Но не скитаться больше нам

В сиянии луны.

В том, что написано в Венеции или о ней, нередко проглядывает меланхолия, охватывающая нас по окончании праздника. Но не все время поэт предавался нежной печали, находилось время и для решительных действий. Будучи прекрасным пловцом, однажды он проплыл от Лидо вдоль всего Большого канала (около 6 километров). Этим он претворял в жизнь свое убеждение, что дела значат больше, чем слова. И одновременно подтверждал уже вполне сложившийся миф о себе. Сам Байрон больше ценил свой ранний подвиг, когда, подражая легендарному Леандру, он переплыл Геллеспонт. Но в Венеции подобное деяние обретало особый смысл. Город был местом достаточно мистическим, и соединиться с его водами означало причаститься его мифа.

А иные водные приключения скорее заставят нас улыбнуться: ну чего можно ожидать от неуклюжих обитателей сухопутных городов, если они вдруг оказываются там, где на месте привычных улиц струятся воды каналов? И тем не менее эксцентричный англичанин Фредерик Рольф, «Барон Корво» (1860–1913), который жил в Венеции в 1908-м, сумел выйти из истории с неожиданным купанием в рио ди Сан-Вио, пусть и с комическим, но достоинством. В статье «О падении в канал», напечатанной в «Blackwoods magazin» в 1913-м, он рассказывает о том, как однажды, управляя гондолой, потерял равновесие, и, услышав испуганные возгласы случайных прохожих, решил изобразить «что-нибудь по-настоящему редкое и здравое, о чем можно почесать языками». Он «проплыл, погрузившись под воду, примерно тридцать ярдов вверх по рио и шумно вынырнул (под гром приветственных криков) в совершенно неожиданном месте, с абсолютно непроницаемым лицом и неизменной трубкой в зубах».

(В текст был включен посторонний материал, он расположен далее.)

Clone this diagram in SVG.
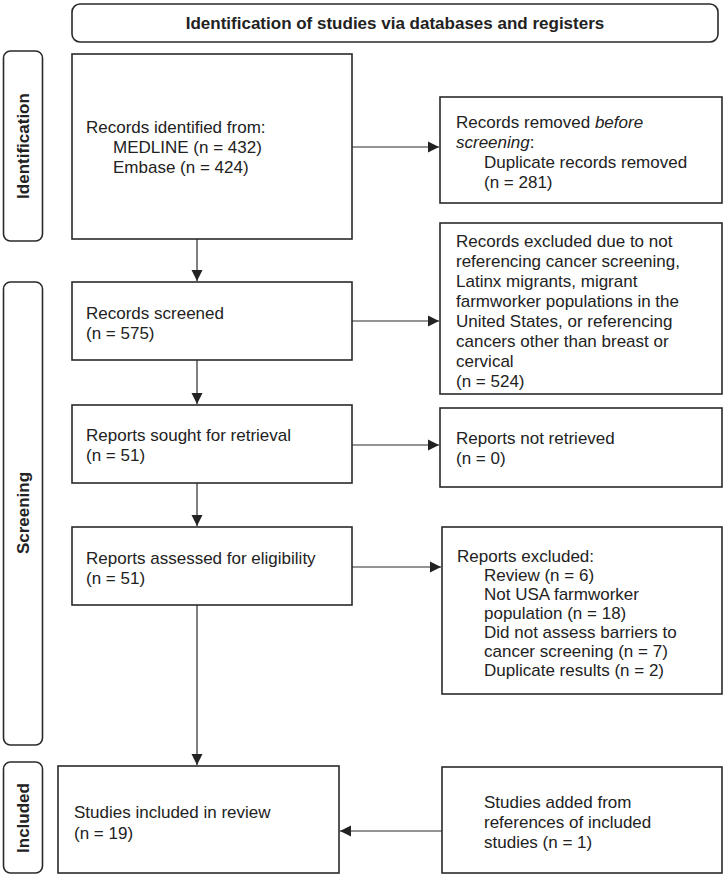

Байрон покинул Венецию, прежде всего, потому, что встретил там и полюбил графиню Терезу Гвиччиоли, за которой последовал в ее родную Равенну. В свой венецианский период он, к счастью, не только бурно жил, но и много писал. Венецианская повесть «Беппо» в своей намеренной склонности к отступлениям и виртуозном использовании восьмистиший стала предвестницей его шедевра — «Дона Жуана», начатого в палаццо Мочениго летом 1818-го. Позже он написал две пьесы в стихах о выдающихся фигурах из венецианской истории «Марино Фальеро, венецианский дож» и «Двое Фоскари». Но наибольшее влияние на несколько поколений европейцев и американцев оказала четвертая песнь «Чайлд Гарольда». Именно по ней судили о Венеции те, кому еще не довелось увидеть ее воочию, ожидая, что предстоящая встреча пробудит в них чувство соприкосновения с былым величием города и его чарующей меланхолией. Широко известный образ жизни Байрона укрепил репутацию Венеции как города декаданса, этому же способствовали воспоминания Казановы и рассказы о куртизанках прошлого.

Взгляд Рескина


Среди тех, кто составил свое представление о Венеции задолго до встречи с ней по «Чайлд Гарольду», был Джон Рескин (1819–1900). Однако в его произведениях и рисунках Венеция зачастую предстает как вполне реальный город, очерченный более четко, чем в байроновских образах. Он в мельчайших подробностях изучал памятники, стремясь понять каждый мотив, принципы построения каждого узора, часто описывая и сохраняя для потомства детали, которые скоро будут утеряны из-за небрежного обращения или неверно проведенной реставрации. С другой стороны, отношения Рескина с Венецией по-своему не менее иллюзорны, чем байроновский «кумир сердца» или растворенные в солнечном свете дворцы и каналы, написанные У. Тернером в 1830-е. (Иллюстрации Тернера к популярному изданию 1830 года поэмы Сэмюэля Роджерса «Италия», так же как и сама поэма, оказали влияние на раннего Рескина.) Для него этот город — сон, жаркая дискуссия, столкновение архитектурных и более общих идей, принадлежавших разным людям. В «Камнях Венеции» (1833) Рескин не устает говорить о том, что архитектурные стандарты отражают «моральный или аморальный нрав государства»; византийский и готический. Это не только архитектурные стили, но и результат общего состояния нравственных устоев, что некогда отчетливее всего проявилось, как видится Рескину, в Венеции. Готическое искусство, например, олицетворяет здоровое общество, в центре которого находится ремесленник. Ансамбли эпохи Возрождения выглядят живописными только по контрасту с их истинно готическими соседями или с повседневной жизнью и зелеными морскими волнами. Со времен Средневековья, за редким исключением (рассуждения Рескина обычно завораживающе непоследовательны), балом правили враги искусства и нравственности. Над Венецией нависла угроза в лице модернизаторов с их уродливыми газовыми фонарями «на высоких железных столбах по последней бирмингтонской моде» (его передергивает от одной мысли о серенадах при свете газовых фонарей) и более всего — с их железнодорожным мостом, соединившим Венецию с материком в 1843-м.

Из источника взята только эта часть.